Le rire entretient avec la brutalité des rapports complexes. Eric Zemmour expliquait récemment que Papacito le fait rire. Papacito est ce youtubeur fascisant qui venait de mettre en ligne une vidéo dans laquelle, en treillis militaire, il lardait de coups de poignards un mannequin de chiffon, figurant un gauchiste, ou un communiste, ou un baba cool, toutes ces catégories inférieures. Mais c’était pour rire, bien entendu. Vidéo «gaguesque», ratifia Zemmour. Mais tout le monde n’était pas d’humeur à plaisanter. Après une plainte de Jean-Luc Mélenchon, une enquête pour «provocation publique non suivie d’effet à la commission d’atteintes à la vie ou à l’intégrité des personnes» a été ouverte contre Papacito par le parquet de Paris.

Le rire n’est pas seulement l’arme du faible et du dominé. Il y a un rire du paramilitaire en gilet pare-balles, comme il y a un rire du tortionnaire, ou du bourreau, ou du putschiste, analyse le professeur de littérature allemand Albrecht Koschorke, dans un essai consacré à Mein Kampf (1). Ce rieur jouit d’avance de ses étranglements futurs.
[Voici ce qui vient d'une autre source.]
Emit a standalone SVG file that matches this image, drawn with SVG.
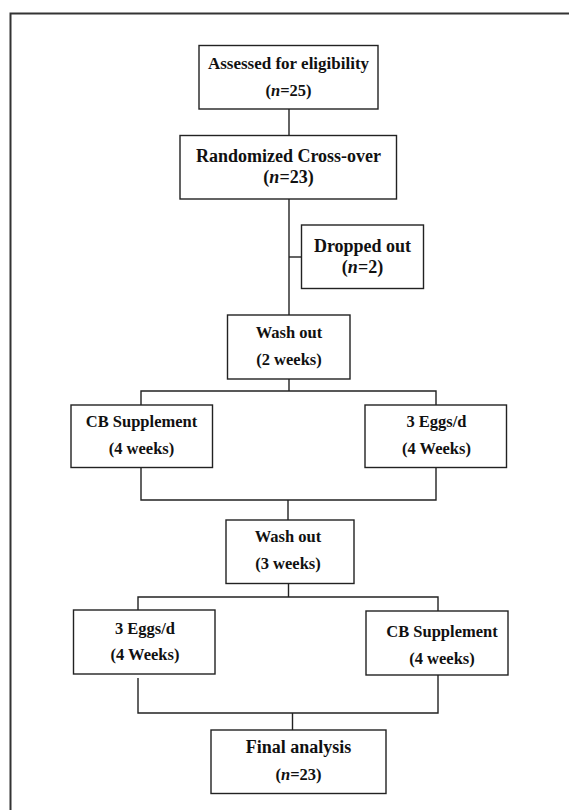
<svg xmlns="http://www.w3.org/2000/svg" width="569" height="810" viewBox="0 0 569 810">
<style>
.box{fill:#fff;stroke:#222;stroke-width:1.4}
.ln{fill:none;stroke:#222;stroke-width:1.4}
.t{font-family:"Liberation Serif","Times New Roman",serif;font-weight:bold;font-size:16.5px;fill:#111;text-anchor:middle}
.l{font-size:18px}
.i{font-style:italic}
</style>
<rect width="569" height="810" fill="#fff"/>
<path d="M10.5 812 V13.5 H572" fill="none" stroke="#333" stroke-width="2"/>
<g id="connectors" class="ln">
<path d="M289 109 V135"/>
<path d="M289 199 V315"/>
<path d="M289 257 H301"/>
<path d="M289 379 V391 M141 405 V391 H436 V405"/>
<path d="M141 467 V500 H436 V467 M288 500 V520"/>
<path d="M288.5 584 V597 M138 610 V597 H438 V611"/>
<path d="M138 678 V713 H438 V675 M292.5 713 V730"/>
</g>
<g id="n1"><rect class="box" x="199" y="45.5" width="179" height="63.5"/>
<text class="t l" x="288.5" y="69" style="font-size:17px">Assessed for eligibility</text>
<text class="t" x="288.5" y="96">(<tspan class="i">n</tspan>=25)</text></g>
<g id="n2"><rect class="box" x="180" y="135.5" width="216.5" height="63.5"/>
<text class="t l" x="288.5" y="162">Randomized Cross-over</text>
<text class="t l" x="288.5" y="183">(<tspan class="i">n</tspan>=23)</text></g>
<g id="n3"><rect class="box" x="301.5" y="225" width="122" height="63.5"/>
<text class="t l" x="362.5" y="252">Dropped out</text>
<text class="t l" x="362.5" y="273">(<tspan class="i">n</tspan>=2)</text></g>
<g id="n4"><rect class="box" x="227.5" y="315" width="122.5" height="64"/>
<text class="t" x="289" y="337.5">Wash out</text>
<text class="t" x="289" y="365">(2 weeks)</text></g>
<g id="n5"><rect class="box" x="71" y="405" width="141.5" height="62.5"/>
<text class="t" x="141.5" y="427">CB Supplement</text>
<text class="t" x="141.5" y="454">(4 weeks)</text></g>
<g id="n6"><rect class="box" x="365" y="405" width="141.5" height="62.5"/>
<text class="t" x="436.5" y="427">3 Eggs/d</text>
<text class="t" x="436.5" y="454">(4 Weeks)</text></g>
<g id="n7"><rect class="box" x="226" y="520" width="128" height="63.5"/>
<text class="t" x="288" y="542">Wash out</text>
<text class="t" x="288" y="568.5">(3 weeks)</text></g>
<g id="n8"><rect class="box" x="73.5" y="610" width="141.5" height="64"/>
<text class="t" x="145" y="633.5">3 Eggs/d</text>
<text class="t" x="145" y="660">(4 Weeks)</text></g>
<g id="n9"><rect class="box" x="366" y="611" width="142" height="64"/>
<text class="t" x="442" y="637">CB Supplement</text>
<text class="t" x="442" y="663.5">(4 weeks)</text></g>
<g id="n10"><rect class="box" x="211" y="730" width="175" height="63.5"/>
<text class="t l" x="298.5" y="753">Final analysis</text>
<text class="t" x="298.5" y="780">(<tspan class="i">n</tspan>=23)</text></g>
</svg>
Il rit de la naïveté de ses adversaires démocrates. A l’aube de sa carrière, rappelle Koschorke, Hitler apparaissait à certains comme un personnage comique. «Hitler plus pouvoir égale horreur, mais Hitler moins pouvoir égale comédie», disait un humoriste. D’où Koschorke déduit une première nécessité de la terreur, contre le rire : «La terreur est un moyen nécessaire pour expurger le vague ridicule collant aux meneurs politiques autoproclamés.» Mais ce n’est pas tout. Même chez ses spectateurs innocents, la terreur peut provoquer un rire nerveux. «Les effets d‘un comique profondément irréel collent aussi de manière frappante à la terreur elle-même. Dans son inconcevabilité même, l’horreur confine au comique. Telle est la caractéristique des régimes de terreur que de s’enfermer dans une fin en soi absurde et opaque, jusqu’à rejoindre, pour étrange que cela paraisse, une comédie où tout sens vole en éclats.»
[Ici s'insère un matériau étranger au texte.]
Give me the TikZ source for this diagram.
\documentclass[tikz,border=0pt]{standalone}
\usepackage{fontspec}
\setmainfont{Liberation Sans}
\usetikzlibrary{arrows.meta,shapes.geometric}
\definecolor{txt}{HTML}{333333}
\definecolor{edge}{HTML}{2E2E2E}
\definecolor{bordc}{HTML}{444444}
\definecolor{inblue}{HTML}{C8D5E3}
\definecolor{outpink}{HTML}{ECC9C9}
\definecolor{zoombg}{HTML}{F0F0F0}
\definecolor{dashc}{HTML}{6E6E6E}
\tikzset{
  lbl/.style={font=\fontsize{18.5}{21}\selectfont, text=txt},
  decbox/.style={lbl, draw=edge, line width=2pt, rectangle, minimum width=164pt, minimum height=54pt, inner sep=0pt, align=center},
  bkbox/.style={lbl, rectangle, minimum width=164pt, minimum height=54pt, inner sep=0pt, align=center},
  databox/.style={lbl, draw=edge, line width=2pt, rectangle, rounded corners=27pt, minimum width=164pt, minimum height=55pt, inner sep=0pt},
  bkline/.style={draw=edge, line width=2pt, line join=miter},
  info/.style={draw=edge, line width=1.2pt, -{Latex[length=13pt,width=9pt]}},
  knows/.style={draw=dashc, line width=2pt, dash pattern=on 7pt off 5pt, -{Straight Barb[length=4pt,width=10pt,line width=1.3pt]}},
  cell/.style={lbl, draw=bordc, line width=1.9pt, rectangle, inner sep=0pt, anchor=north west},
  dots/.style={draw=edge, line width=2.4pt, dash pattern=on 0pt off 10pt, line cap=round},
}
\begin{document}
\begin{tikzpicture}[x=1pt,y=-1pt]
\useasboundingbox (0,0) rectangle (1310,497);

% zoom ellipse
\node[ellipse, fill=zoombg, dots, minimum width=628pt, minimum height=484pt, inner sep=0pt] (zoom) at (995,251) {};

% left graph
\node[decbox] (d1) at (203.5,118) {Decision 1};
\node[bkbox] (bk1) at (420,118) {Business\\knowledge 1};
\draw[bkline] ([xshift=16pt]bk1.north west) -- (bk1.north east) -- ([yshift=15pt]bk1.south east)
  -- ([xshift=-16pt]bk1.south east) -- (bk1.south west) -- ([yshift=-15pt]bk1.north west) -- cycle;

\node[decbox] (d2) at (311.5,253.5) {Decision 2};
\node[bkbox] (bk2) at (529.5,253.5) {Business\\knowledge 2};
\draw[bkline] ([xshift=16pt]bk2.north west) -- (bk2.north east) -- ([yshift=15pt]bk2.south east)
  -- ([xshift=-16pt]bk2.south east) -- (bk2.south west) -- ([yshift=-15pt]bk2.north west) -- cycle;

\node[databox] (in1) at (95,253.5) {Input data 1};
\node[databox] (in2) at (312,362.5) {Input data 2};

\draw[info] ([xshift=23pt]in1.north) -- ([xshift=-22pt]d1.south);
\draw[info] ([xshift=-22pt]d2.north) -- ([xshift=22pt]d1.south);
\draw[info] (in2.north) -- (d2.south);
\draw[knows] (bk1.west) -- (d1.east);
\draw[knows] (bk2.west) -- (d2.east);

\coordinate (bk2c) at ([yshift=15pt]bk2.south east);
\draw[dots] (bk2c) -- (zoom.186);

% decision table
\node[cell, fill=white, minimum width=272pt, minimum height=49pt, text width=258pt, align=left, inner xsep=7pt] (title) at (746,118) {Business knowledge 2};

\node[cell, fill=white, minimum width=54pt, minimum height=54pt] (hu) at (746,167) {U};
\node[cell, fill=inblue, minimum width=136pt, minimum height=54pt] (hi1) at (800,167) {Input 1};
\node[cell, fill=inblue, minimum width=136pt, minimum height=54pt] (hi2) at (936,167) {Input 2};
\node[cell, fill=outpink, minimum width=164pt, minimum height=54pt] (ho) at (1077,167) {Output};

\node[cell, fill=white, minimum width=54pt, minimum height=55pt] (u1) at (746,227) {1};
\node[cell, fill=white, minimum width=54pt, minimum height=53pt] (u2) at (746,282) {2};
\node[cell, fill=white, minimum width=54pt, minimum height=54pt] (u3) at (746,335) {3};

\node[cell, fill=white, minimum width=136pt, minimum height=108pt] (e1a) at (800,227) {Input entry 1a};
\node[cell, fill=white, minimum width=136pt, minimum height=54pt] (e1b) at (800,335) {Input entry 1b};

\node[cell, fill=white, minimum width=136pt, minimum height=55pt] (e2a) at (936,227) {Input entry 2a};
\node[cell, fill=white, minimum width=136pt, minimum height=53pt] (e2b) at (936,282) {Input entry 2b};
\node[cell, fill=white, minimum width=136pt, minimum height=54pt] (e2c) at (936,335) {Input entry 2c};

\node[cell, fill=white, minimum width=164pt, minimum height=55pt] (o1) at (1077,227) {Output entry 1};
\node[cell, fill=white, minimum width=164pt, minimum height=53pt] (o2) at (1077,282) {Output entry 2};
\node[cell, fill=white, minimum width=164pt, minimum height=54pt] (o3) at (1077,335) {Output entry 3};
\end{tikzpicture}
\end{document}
La perte du sens. Le vide des mots. Leur retournement. Le tonitruant cheptel de chroniqueurs de Zemmour ou de Pascal Praud qui se proclament quotidiennement bâillonnés. Oui, ce pourrait être seulement comique. Mais réfléchissons sur ce rire.

Daniel Schneidermann

(1) «Manipuler et stigmatiser, démystifier Mein Kampf», Albrecht Koschorke, CNRS Editions, 2018.